The message for the Howard government was there was no political benefit in courting One Nation preferences for the upcoming Federal election, which was held in September 1998. Mr Howard turned his campaign into a referendum on tax reform, denying Ms Hanson a platform on her favoured subjects of race and protectionism.
Mr Howard had initially been agnostic toward Ms Hanson. He didn’t want to offend her followers by attacking her directly. The 1998 Federal election was a near-death experience for the Coalition. It lost the popular vote to Labor after preferences by 49 per cent to 51 per cent, but was able to contain the swing against it in many suburban and regional electorates in New South Wales and Queensland to leave it with a comfortable majority.
One Nation collected 8.4 per cent of the primary votes for the House of Representatives in 1998, making it the third-most popular party after Labor and Liberal. Ms Hanson lost her bid for the new seat of Blair.

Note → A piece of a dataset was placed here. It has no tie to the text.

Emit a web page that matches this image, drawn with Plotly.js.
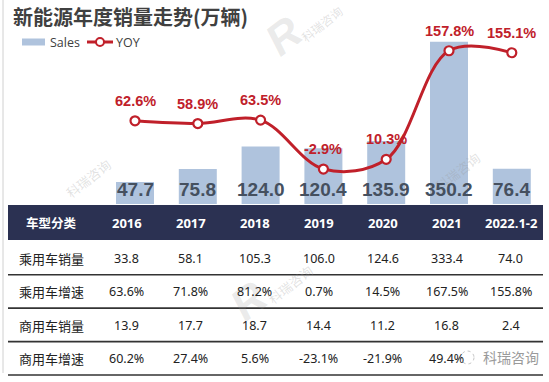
<!DOCTYPE html>
<html>
<head>
<meta charset="utf-8">
<script src="https://cdn.plot.ly/plotly-3.0.1.min.js"></script>
<style>html,body{margin:0;padding:0;background:#fff;}#chart{width:549px;height:382px;}</style>
</head>
<body>
<div id="chart"></div>
<script>
// ---- data ----
const categories = ['2016', '2017', '2018', '2019', '2020', '2021', '2022.1-2'];
const sales = [47.7, 75.8, 124.0, 120.4, 135.9, 350.2, 76.4];
const yoy = [62.6, 58.9, 63.5, -2.9, 10.3, 157.8, 155.1];
const headerLabel = '车型分类';
const rowLabels = ['乘用车销量', '乘用车增速', '商用车销量', '商用车增速'];
const passengerSales = [33.8, 58.1, 105.3, 106.0, 124.6, 333.4, 74.0];
const passengerGrowth = [63.6, 71.8, 81.2, 0.7, 14.5, 167.5, 155.8];
const commercialSales = [13.9, 17.7, 18.7, 14.4, 11.2, 16.8, 2.4];
const commercialGrowth = [60.2, 27.4, 5.6, -23.1, -21.9, 49.4, null];
const titleText = '新能源年度销量走势(万辆)';
const watermarkText = '科瑞咨询';

// ---- styling / layout helpers ----
const W = 549, H = 382;
const px = v => v / W;          // x pixel -> paper
const py = v => 1 - v / H;      // y pixel (from top) -> paper
const RED = '#C0202A';
const BAR = '#AFC3DD';
const NAVY = '#2B3152';
const CJK = '"Noto Sans CJK SC", "Noto Sans", sans-serif';
const NUM = '"Noto Sans", "Noto Sans CJK SC", sans-serif';
const ARIAL = '"Liberation Sans", Arial, sans-serif';
const NARROW = '"Liberation Sans Narrow", "Liberation Sans", Arial, sans-serif';

const traces = [
  {
    type: 'bar', x: categories, y: sales, name: 'Sales',
    marker: {color: BAR}, hoverinfo: 'skip', showlegend: false
  },
  {
    type: 'scatter', mode: 'lines+markers', x: categories, y: yoy, yaxis: 'y2', name: 'YOY',
    line: {color: RED, width: 3, shape: 'spline', smoothing: 1},
    marker: {size: 9, color: '#ffffff', line: {color: RED, width: 2.2}},
    hoverinfo: 'skip', showlegend: false
  }
];

const annotations = [];
const shapes = [];

// title
annotations.push({xref: 'paper', yref: 'paper', x: px(11), y: py(16), xanchor: 'left', yanchor: 'middle',
  text: '<b>' + titleText + '</b>', showarrow: false, font: {family: CJK, size: 20, color: '#404040'}});

// legend (manual)
shapes.push({type: 'rect', xref: 'paper', yref: 'paper', x0: px(22), x1: px(45), y0: py(38.5), y1: py(45.5),
  fillcolor: BAR, line: {width: 0}});
annotations.push({xref: 'paper', yref: 'paper', x: px(48), y: py(42), xanchor: 'left', yanchor: 'middle',
  text: 'Sales', showarrow: false, font: {family: '"Open Sans", sans-serif', size: 12.5, color: '#404040'}});
shapes.push({type: 'line', xref: 'paper', yref: 'paper', x0: px(87), x1: px(113), y0: py(42), y1: py(42),
  line: {color: RED, width: 3}});
shapes.push({type: 'circle', xref: 'paper', yref: 'paper', x0: px(96), x1: px(104), y0: py(38), y1: py(46),
  fillcolor: '#ffffff', line: {color: RED, width: 2}});
annotations.push({xref: 'paper', yref: 'paper', x: px(114), y: py(42), xanchor: 'left', yanchor: 'middle',
  text: 'YOY', showarrow: false, font: {family: '"Open Sans", sans-serif', size: 12.5, color: '#404040'}});

// watermarks
const wm = 'rgba(150,150,150,0.28)';
[[322, 24, 12], [88, 178, 13], [458, 172, 13], [290, 284, 13]].forEach(([x, y, s]) => {
  annotations.push({xref: 'paper', yref: 'paper', x: px(x), y: py(y), xanchor: 'center', yanchor: 'middle',
    text: watermarkText, textangle: -38, showarrow: false, font: {family: CJK, size: s, color: wm}});
});
[[283, 35], [248, 300]].forEach(([x, y]) => {
  annotations.push({xref: 'paper', yref: 'paper', x: px(x), y: py(y), xanchor: 'center', yanchor: 'middle',
    text: '<b><i>R</i></b>', textangle: -38, showarrow: false, font: {family: ARIAL, size: 44, color: 'rgba(150,150,150,0.2)'}});
});

// bar value labels and YOY labels (x = category index on the category axis)
categories.forEach((c, i) => {
  annotations.push({xref: 'x', yref: 'y', x: i, y: 0, yanchor: 'middle', xanchor: 'center', yshift: 15,
    text: '<b>' + sales[i].toFixed(1) + '</b>', showarrow: false,
    font: {family: NARROW, size: 19, color: '#45505F'}});
  annotations.push({xref: 'x', yref: 'y2', x: i, y: yoy[i], yanchor: 'middle', xanchor: 'center', yshift: 20,
    text: '<b>' + yoy[i].toFixed(1) + '%</b>', showarrow: false,
    font: {family: ARIAL, size: 14.5, color: RED}});
});

// table
const colX = i => (i === 0 ? 51 : 126.5 + (i - 1) * 64.08);
shapes.push({type: 'rect', xref: 'paper', yref: 'paper', x0: px(8), x1: px(543), y0: py(205), y1: py(240),
  fillcolor: NAVY, line: {width: 0}, layer: 'below'});
annotations.push({xref: 'paper', yref: 'paper', x: px(colX(0)), y: py(222.5), xanchor: 'center', yanchor: 'middle',
  text: '<b>' + headerLabel + '</b>', showarrow: false, font: {family: CJK, size: 12.5, color: '#ffffff'}});
categories.forEach((c, i) => {
  annotations.push({xref: 'paper', yref: 'paper', x: px(colX(i + 1)), y: py(222.5), xanchor: 'center', yanchor: 'middle',
    text: '<b>' + c + '</b>', showarrow: false, font: {family: NUM, size: 13, color: '#ffffff'}});
});
const rows = [
  passengerSales.map(v => v.toFixed(1)),
  passengerGrowth.map(v => v.toFixed(1) + '%'),
  commercialSales.map(v => v.toFixed(1)),
  commercialGrowth.map(v => (v === null ? '' : v.toFixed(1) + '%'))
];
rows.forEach((vals, r) => {
  const yc = 258 + r * 33.6;
  annotations.push({xref: 'paper', yref: 'paper', x: px(colX(0)), y: py(yc), xanchor: 'center', yanchor: 'middle',
    text: rowLabels[r], showarrow: false, font: {family: CJK, size: 13, color: '#222222'}});
  vals.forEach((t, i) => {
    if (t === '') return;
    annotations.push({xref: 'paper', yref: 'paper', x: px(colX(i + 1)), y: py(yc), xanchor: 'center', yanchor: 'middle',
      text: t, showarrow: false, font: {family: NUM, size: 12.5, color: '#222222'}});
  });
  const yl = 274.7 + r * 33.45;
  shapes.push({type: 'line', xref: 'paper', yref: 'paper', x0: px(8), x1: px(543), y0: py(yl), y1: py(yl),
    line: {color: '#333333', width: 1.6}});
});
// bottom-right watermark
shapes.push({type: 'circle', xref: 'paper', yref: 'paper', x0: px(461), x1: px(474), y0: py(351), y1: py(364),
  fillcolor: 'rgba(255,255,255,0.9)', line: {color: 'rgba(160,160,160,0.6)', width: 1, dash: 'dot'}});
annotations.push({xref: 'paper', yref: 'paper', x: px(511), y: py(357), xanchor: 'center', yanchor: 'middle',
  text: watermarkText, showarrow: false, font: {family: CJK, size: 14, color: '#9a9a9a'}});

// left border line
shapes.push({type: 'line', xref: 'paper', yref: 'paper', x0: px(3), x1: px(3), y0: py(0), y1: py(373),
  line: {color: '#d0d0d0', width: 1}});

const layout = {
  width: W, height: H,
  margin: {l: 0, r: 0, t: 0, b: 0, pad: 0},
  paper_bgcolor: '#ffffff', plot_bgcolor: 'rgba(0,0,0,0)',
  showlegend: false,
  bargap: 0.395,
  xaxis: {type: 'category', domain: [103.6 / W, 543.2 / W], range: [-0.5, 6.5],
    showticklabels: false, showgrid: false, zeroline: false, showline: false, ticks: ''},
  yaxis: {domain: [py(204), py(30)], range: [0, 174 / 0.463],
    visible: false, showgrid: false, zeroline: false},
  yaxis2: {domain: [py(204), py(30)], overlaying: 'y', range: [(166.9 - 204) / 0.736, (166.9 - 30) / 0.736],
    visible: false, showgrid: false, zeroline: false},
  annotations: annotations,
  shapes: shapes
};

Plotly.newPlot('chart', traces, layout, {displayModeBar: false, staticPlot: true});
</script>
</body>
</html>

Queensland was One Nation’s strongest state, where the vote was 14.4 per cent.
2001 elections
A relieved Mr Howard thought One Nation had been beaten. But the party re-emerged as an existential threat in 2001. Again the State election in February was held before the Federal poll in November. Again the Coalition sought preferences from One Nation. Only this time the result was a landslide to Labor. Mr Beattie’s government was returned with 66 of the 89 seats. One Nation was reduced from 11 seats to 3 and its primary vote collapsed from 22.7 per cent to 8.7 per cent. The Nationals were left with 12 seats (down 9) and the Liberals with 3 seats (down 6), while the remaining 5 seats went to independents (up 3).
Mr Howard took one look at the State result and decided he had to return One Nation primary votes to the Federal Coalition camp. The issue that helped deliver this ambition was border protection. At the 2001 Federal election, One Nation’s vote halved. It dropped by 4.3 per cent across Australia to just 4.1 per cent, and by 7.3 per cent in Queensland to 7.1 per cent.
Tellingly, the Liberal primary vote increased by almost the same amount that it fell for One Nation: 3.2 per cent nationally and 5.6 per cent in Queensland.